Now that this is said, you can proceed with caution and enter the following commands in the OpenOCD terminal:

## Erase first page
reset halt
mww 16726288 1
mww 16726280 256
mww 16726284 1792

mww 16726280 259
mww 16726276 <first page address>
mdw 16726284

## Erase second page
reset halt
mww 16726288 1
mww 16726280 256
mww 16726284 1792

mww 16726280 259
mww 16726276 <second page address>
mdw 16726284

Replace the page addresses by the one you found in the previous section.

In this script, we first initialize the Flash controller, then tell it to enter erase mode, and send it the address of the page to erase, then display the content of the status register. You can read the EMBEDDED FLASH SUBSYSTEM section of the MEC1618 datasheet for more information.

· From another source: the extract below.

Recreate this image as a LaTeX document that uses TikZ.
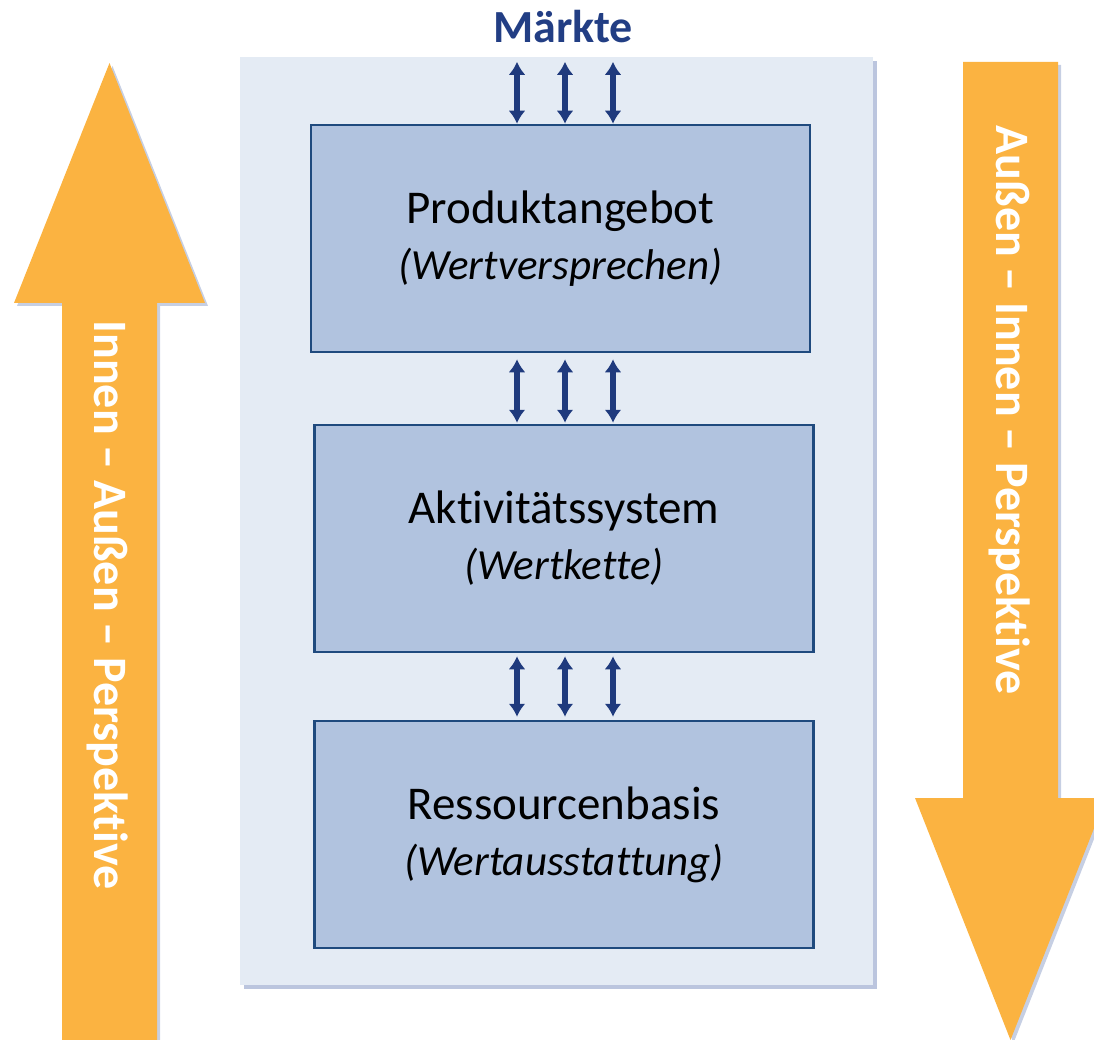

Wait for a few seconds between erasing the first page and erasing the second page since the Flash controller will still be busy as indicated by the status register: each mdw 16726284 commands will show 0x00ff390c: 00000029, in binary the right-most bit is 1 which means busy.

However, do complete the entire set of commands rather quickly: the SMSC MECxxx will reset by itself after a short while, there is probably a watchdog in place.

Enter new service tag

At the next reboot of the machine, you will be greeted by a warning saying that the machine is in manufacturing mode and is missing its service tag.

If you do not need manufacturing mode, you can exit it by pressing Alt+F during boot.

In any case, you will need to enter the service tag in the UEFI setup, otherwise the warning prompt will show up at each boot.